Is 600 years the qualifying age for ancient woodland in UK?

Up here in the Frostpit we reckon 300 years, but perhaps that's just a
practical limit to single out some areas more "worthy" of protection
than others. I'd reckon that absolutely all coniferous forest (well...
we don't have much deciduous stuff anyway...:-) ) up here has been
logged at some time or another.

Jostein


2007/7/2, mike wilson <[EMAIL PROTECTED]>:
> Bob W wrote:
> >>Very  nice gallery. Pretty countryside (England looks so
> >>manicured compared
> >>to  California). Age, I think, mainly. How long one has been
> >>settled vs the
> >>other.
> >
> >
> > probably. That part of the country has been inhabited continuously
> > since the end of the last Ice Age, I think. Deforestation happened
> > over several thousand years, and there has been agriculture there for
> > about 6,000 years.

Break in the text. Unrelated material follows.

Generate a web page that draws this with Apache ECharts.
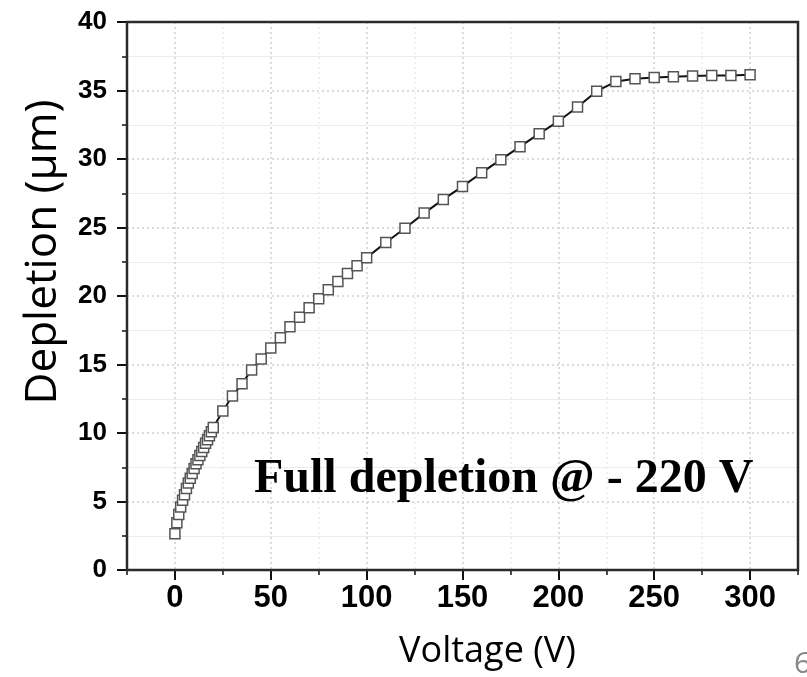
<!DOCTYPE html>
<html>
<head>
<meta charset="utf-8">
<script src="https://cdn.jsdelivr.net/npm/echarts@6/dist/echarts.min.js"></script>
<style>
html,body{margin:0;padding:0;background:#fff;}
#chart{width:807px;height:677px;}
</style>
</head>
<body>
<div id="chart"></div>
<script>
// Data
const voltage = [0,1,2,3,4,5,6,7,8,9,10,11,12,13,14,15,16,17,18,19,20,
  25,30,35,40,45,50,55,60,65,70,75,80,85,90,95,100,
  110,120,130,140,150,160,170,180,190,200,210,220,230,240,250,260,270,280,290,300];
const depletion = [2.65,3.45,4.05,4.6,5.1,5.5,5.95,6.35,6.7,7.05,7.4,7.75,8.05,8.35,8.65,8.95,9.25,9.5,9.8,10.1,10.4,
  11.6,12.7,13.6,14.6,15.4,16.2,16.95,17.75,18.45,19.15,19.8,20.45,21.05,21.65,22.2,22.8,
  23.9,24.95,26.05,27.05,28.0,29.0,29.95,30.9,31.85,32.75,33.8,34.95,35.65,35.85,35.95,36.0,36.05,36.1,36.1,36.15];
const xTickLabels = [0,50,100,150,200,250,300];
const xTitle = 'Voltage (V)';
const yTitle = 'Depletion (µm)';
const annotation = 'Full depletion @ - 220 V';
const pageNumber = '6';

const chart = echarts.init(document.getElementById('chart'), null, {renderer:'canvas'});
const seriesData = voltage.map((v,i)=>[v, depletion[i]]);

const option = {
  backgroundColor:'#ffffff',
  animation:false,
  grid:{left:127, right:9, top:22, bottom:107, show:true, borderColor:'#2a2a2a', borderWidth:2.5, backgroundColor:'transparent', z:4},
  xAxis:[{
    type:'value', min:-25, max:325, interval:25, position:'bottom',
    axisLine:{show:true, onZero:false, lineStyle:{color:'#111', width:2}},
    axisTick:{show:true, length:5, lineStyle:{color:'#111', width:1.5}},
    axisLabel:{show:false},
    splitLine:{show:true, lineStyle:{color:['#ececec','#cfcfcf'], type:[2,3], width:1.5}},
    name:xTitle, nameLocation:'middle', nameGap:64,
    nameTextStyle:{fontFamily:'Open Sans', fontSize:36, color:'#000', padding:[0,0,0,50]}
  },{
    type:'value', min:-25, max:325, position:'bottom', offset:0,
    axisLine:{show:false},
    axisTick:{show:true, length:10, customValues:xTickLabels, lineStyle:{color:'#111', width:2}},
    axisLabel:{show:true, customValues:xTickLabels, fontFamily:"'Liberation Sans Narrow', 'Arial Narrow', 'Liberation Sans', Arial, sans-serif", fontWeight:'bold', fontSize:31, color:'#000', margin:13},
    splitLine:{show:false}
  }],
  yAxis:{
    type:'value', min:0, max:40, interval:5, position:'left',
    axisLine:{show:true, onZero:false, lineStyle:{color:'#111', width:2}},
    axisTick:{show:true, length:10, lineStyle:{color:'#111', width:2}},
    minorTick:{show:true, splitNumber:2, length:5, lineStyle:{color:'#111', width:1.5}},
    splitLine:{show:true, lineStyle:{color:'#cfcfcf', type:[2,3], width:1.5}},
    minorSplitLine:{show:true, lineStyle:{color:'#ececec', width:1}},
    axisLabel:{fontFamily:"'Liberation Sans', Arial, sans-serif", fontWeight:'bold', fontSize:26, color:'#000', margin:20},
    name:yTitle, nameLocation:'middle', nameGap:62,
    nameTextStyle:{fontFamily:'Open Sans', fontSize:44, color:'#000', padding:[0,0,0,88]}
  },
  series:[{
    type:'line', xAxisIndex:0, yAxisIndex:0,
    data:seriesData,
    symbol:'rect', symbolSize:10,
    lineStyle:{color:'#111', width:2},
    itemStyle:{color:'#ffffff', borderColor:'#555', borderWidth:1.5},
    z:5
  }],
  graphic:[
    {type:'text', x:254, y:480, style:{text:annotation, font:"bold 48px 'Liberation Serif', 'Times New Roman', serif", fill:'#000', verticalAlign:'middle'}, z:10},
    {type:'text', x:794, y:664, style:{text:pageNumber, font:"30px 'Open Sans', sans-serif", fill:'#888', verticalAlign:'middle'}, z:10}
  ]
};
chart.setOption(option);
</script>
</body>
</html>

Dorset grew rich off sheep farming during the
> > Georgian period, and the hedgerows would have been planted following
> > the Enclosures of the 18th (?) century.
> >
> > There are still some primeval woodlands in the region, but not much,
> > so practically the whole countryside is man-made.
>
> Ancient woodland, meaning over about 600 years old.  The only primeval
> (meaning never managed) woodland (and that's debateable) in Europe is on
> the Poland/Belarus border.  Apart from a few blanket and raised bogs,
> the whole of the UK landscape is created by Mankind.